The Gold Foil Experiment and The 250-Million-Ton Pea: The Composition of the Atom
February 23, 2013 Leave a comment
This Atom Is Not To Scale
In a recent post about isotopic abundance, I used a prototypical image of a lithium atom to illustrate the basic structure of an atom. However, the image was deliberately not drawn to scale to make the protons, neutrons, and electrons visible. Let’s look at the basic composition of the atom to see why, and we owe this understanding to Ernest Rutherford. First, let’s give some historical background about what motivated Rutherford to conduct this experiment; we first turn to the Plum Pudding Model by J.J. Thomson.
The Plum Pudding Model
Before 1911, the dominant theory of atomic composition was J.J. Thomson‘s “plum pudding” model. Thomson hypothesized that an atom consisted of electrons as negatively charged particles (the “plums”) “floating” in a “pudding” of positive charge.
Plum Pudding Model of the Atom
Source: Wikimedia Commons
The Gold Foil Experiment
In 1909, Ernest Rutherford, Hans Geiger and Ernest Marsden began an experiment to test the plum pudding model. They bombarded a thin gold foil with alpha particles, which are positive charged and sufficiently energetic to pass through the uniformly distributed “pudding” of positive charge in the atom. A zinc sulfide screen was swivelled around the foil to capture the positions of the alpha particles after hitting the gold foil. According to the plum pudding model, the mass and the positive charge of the “pudding” should be widely distributed throughout the volume of the atom. Thus, they expected the large and densely positive alpha particles to easily pass through the pudding of positive charge in the gold foil with minor deflections, if at all. (The electrons are too small to alter the path of the alpha particles – recall that a proton is almost 2,000 times heavier than an electron, and an alpha particle has 2 protons.)
The Surprising Result
Most of the alpha particles passed through the gold foil with no or minor deflections. To their surprise, however, some of the alpha particles bounced backward. Rutherford said that it was “as if you fired a 15-inch shell at a piece of tissue paper and it came back and hit you”.
Expected and Actual Results of the Gold Foil Experiment
Source: Wikimedia Commons
Rutherford’s New Model of the Atom
Since the large and highly energetic alpha particles could only have been repelled by similarly positive and large particles, and since there were so few of these rebounds, Rutherford concluded that the alpha particles must have hit small but dense masses of positively charged particles. This led Rutherford to propose a new model of the atom, in which most of the mass of the positive charge is concentrated in the middle in the nucleus, and electrons fill a large volume of space – much larger than the nucleus itself – around the it.

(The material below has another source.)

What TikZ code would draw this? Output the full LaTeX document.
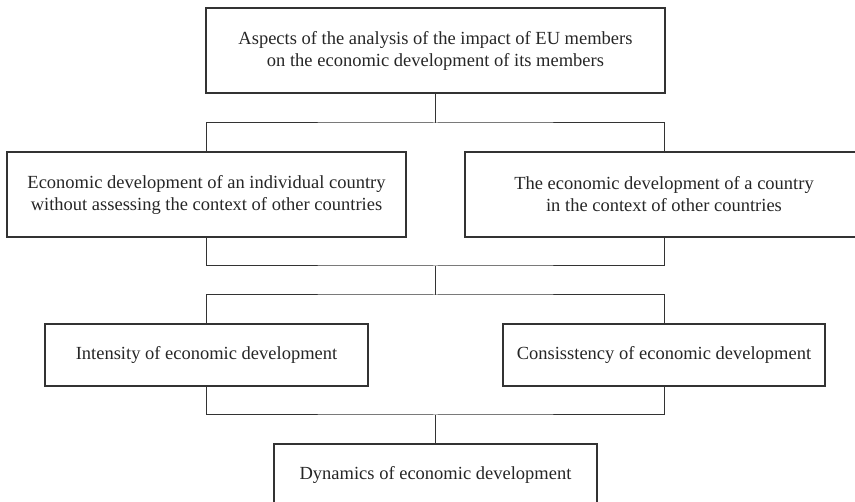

Proper Scaling of the Atom
An atom consists of mostly space. It contains a highly dense mass – the nucleus – at the centre, and electrons filling a very large volume of empty space around it. Thus, all images of atoms that you see in chemistry text books are falsely scaled so that the nucleus is much larger than it should be and the electrons are much smaller and closer to the nucleus than they should be – it’s the only way for them to be visible. To get an intuitive understanding of the true dimensions of the subatomic particles, let’s scale the atom to the size of a football stadium. In that case, the nucleus would have the size of a pea, but it would have a mass of 250 million tons!
I have learned about and seen the gold foil experiment in numerous books, and it is a very well known experiment, so you will have no problem finding resources to learn more about it if you wish. Despite its place in mere high school and introductory chemistry courses, this is one of the most profound experiments in the history of physics and chemistry, and it’s a nice example of how experimentation is at the heart of the scientific method.
In case you’re curious, I read “Chemistry” by Olmsted and Williams (3rd edition) to brush up on the details. If you want to replicate the calculations of the density of a nucleus, eHow has a nice example.